== Source excerpt ==

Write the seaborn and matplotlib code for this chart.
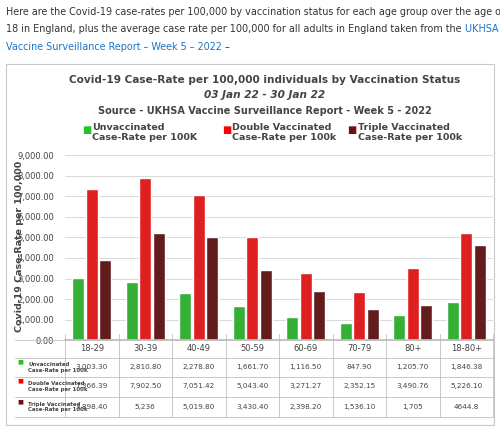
"""Covid-19 case-rate per 100k by vaccination status, with data table."""

import matplotlib.pyplot as plt
import pandas as pd
import seaborn as sns
from matplotlib.lines import Line2D
from matplotlib.patches import Rectangle

AGE_GROUPS = ["18-29", "30-39", "40-49", "50-59", "60-69", "70-79", "80+", "18-80+"]
UNVAX = [3003.30, 2810.80, 2278.80, 1661.70, 1116.50, 847.90, 1205.70, 1846.38]
DOUBLE = [7366.39, 7902.50, 7051.42, 5043.40, 3271.27, 2352.15, 3490.76, 5226.10]
TRIPLE = [3898.40, 5236.00, 5019.80, 3430.40, 2398.20, 1536.10, 1705.00, 4644.80]
UNVAX_TXT = ["3,003.30", "2,810.80", "2,278.80", "1,661.70", "1,116.50", "847.90", "1,205.70", "1,846.38"]
DOUBLE_TXT = ["7,366.39", "7,902.50", "7,051.42", "5,043.40", "3,271.27", "2,352.15", "3,490.76", "5,226.10"]
TRIPLE_TXT = ["3,898.40", "5,236", "5,019.80", "3,430.40", "2,398.20", "1,536.10", "1,705", "4644.8"]
SERIES = ["Unvaccinated", "Double Vaccinated", "Triple Vaccinated"]
COLORS = ["#22c322", "#ff0000", "#6e1010"]

df = pd.DataFrame({
    "age": AGE_GROUPS * 3,
    "rate": UNVAX + DOUBLE + TRIPLE,
    "status": [s for s in SERIES for _ in AGE_GROUPS],
})

sns.set_theme(style="white")
plt.rcParams["font.family"] = ["DejaVu Sans"]

fig = plt.figure(figsize=(5, 4.4), dpi=100)
renderer = fig.canvas.get_renderer()
inv = fig.transFigure.inverted()

# page text above the chart
body = "#333333"
link = "#1a73c8"
FS = 6.9
fig.text(0.012, 0.985, "Here are the Covid-19 case-rates per 100,000 by vaccination status for each age group over the age of",
         fontsize=FS, color=body, va="top")
t2 = fig.text(0.012, 0.945, "18 in England, plus the average case rate per 100,000 for all adults in England taken from the",
              fontsize=FS, color=body, va="top")
x_end = inv.transform((t2.get_window_extent(renderer).x1, 0))[0]
fig.text(x_end, 0.945, " UKHSA", fontsize=FS, color=link, va="top")
t3 = fig.text(0.012, 0.905, "Vaccine Surveillance Report – Week 5 – 2022", fontsize=FS, color=link, va="top")
x_end = inv.transform((t3.get_window_extent(renderer).x1, 0))[0]
fig.text(x_end, 0.905, " –", fontsize=FS, color=body, va="top")

# chart frame
fig.patches.append(Rectangle((0.012, 0.035), 0.976, 0.82, transform=fig.transFigure,
                             fill=False, edgecolor="#c8c8c8", linewidth=0.8))

fig.text(0.53, 0.83, "Covid-19 Case-Rate per 100,000 individuals by Vaccination Status",
         fontsize=7.6, fontweight="bold", color="#444444", ha="center", va="top")
fig.text(0.53, 0.795, "03 Jan 22 - 30 Jan 22", fontsize=7.6, fontweight="bold",
         style="italic", color="#444444", ha="center", va="top")
fig.text(0.53, 0.76, "Source - UKHSA Vaccine Surveillance Report - Week 5 - 2022",
         fontsize=7, fontweight="bold", color="#444444", ha="center", va="top")

legend_items = [("Unvaccinated\nCase-Rate per 100K", 0.185),
                ("Double Vaccinated\nCase-Rate per 100k", 0.465),
                ("Triple Vaccinated\nCase-Rate per 100k", 0.715)]
for (label, x), c in zip(legend_items, COLORS):
    fig.text(x - 0.02, 0.715, "■", color=c, fontsize=7, va="top")
    fig.text(x, 0.72, label, fontsize=6.8, fontweight="bold", color="#444444", va="top", linespacing=1.1)

ax = fig.add_axes([0.13, 0.227, 0.856, 0.42])
sns.barplot(data=df, x="age", y="rate", hue="status", palette=COLORS,
            gap=0.1, width=0.75, legend=False, ax=ax)
ax.set_ylim(0, 9000)
ax.set_yticks(range(0, 9001, 1000))
ax.set_yticklabels([f"{v:,.2f}" for v in range(0, 9001, 1000)], fontsize=6, color="#444444")
ax.tick_params(axis="y", pad=2)
ax.set_xticklabels(AGE_GROUPS, fontsize=6, color="#444444")
ax.set_xlabel("")
ax.set_ylabel("")
fig.text(0.04, 0.44, "Covid-19 Case-Rate per 100,000", fontsize=6.8, fontweight="bold",
         color="#444444", rotation=90, ha="center", va="center")
ax.grid(axis="y", color="#d9d9d9", linewidth=0.7)
ax.set_axisbelow(True)
ax.tick_params(axis="x", length=0, pad=3)
for side in ["top", "right", "left"]:
    ax.spines[side].set_visible(False)
ax.spines["bottom"].set_color("#bfbfbf")
ax.set_xlim(-0.5, len(AGE_GROUPS) - 0.5)

# data table
row_y = [0.165, 0.122, 0.075]
rows = [("Unvaccinated\nCase-Rate per 100K", UNVAX_TXT),
        ("Double Vaccinated\nCase-Rate per 100k", DOUBLE_TXT),
        ("Triple Vaccinated\nCase-Rate per 100k", TRIPLE_TXT)]
for (label, vals), y, c in zip(rows, row_y, COLORS):
    fig.text(0.034, y + 0.012, "■", color=c, fontsize=4.5, va="center")
    fig.text(0.057, y, label, fontsize=3.9, fontweight="bold", color="#444444", va="center",
             ha="left", linespacing=1.2)
    for i, v in enumerate(vals):
        xf = inv.transform(ax.transData.transform((i, 0)))[0]
        fig.text(xf, y, v, fontsize=5.2, color="#444444", ha="center", va="center")

for yl in [0.227, 0.187, 0.143, 0.098, 0.052]:
    fig.add_artist(Line2D([0.03, 0.986], [yl, yl], transform=fig.transFigure,
                          color="#bfbfbf", linewidth=0.6))
for i in range(len(AGE_GROUPS) + 1):
    xf = inv.transform(ax.transData.transform((i - 0.5, 0)))[0]
    fig.add_artist(Line2D([xf, xf], [0.052, 0.24], transform=fig.transFigure,
                          color="#bfbfbf", linewidth=0.6))

plt.savefig("out.png", dpi=100, facecolor="white")
plt.close()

== Work to complete ==
Say how many lines of the listing above contain "matplotlib", with no other words.

== Task output ==
4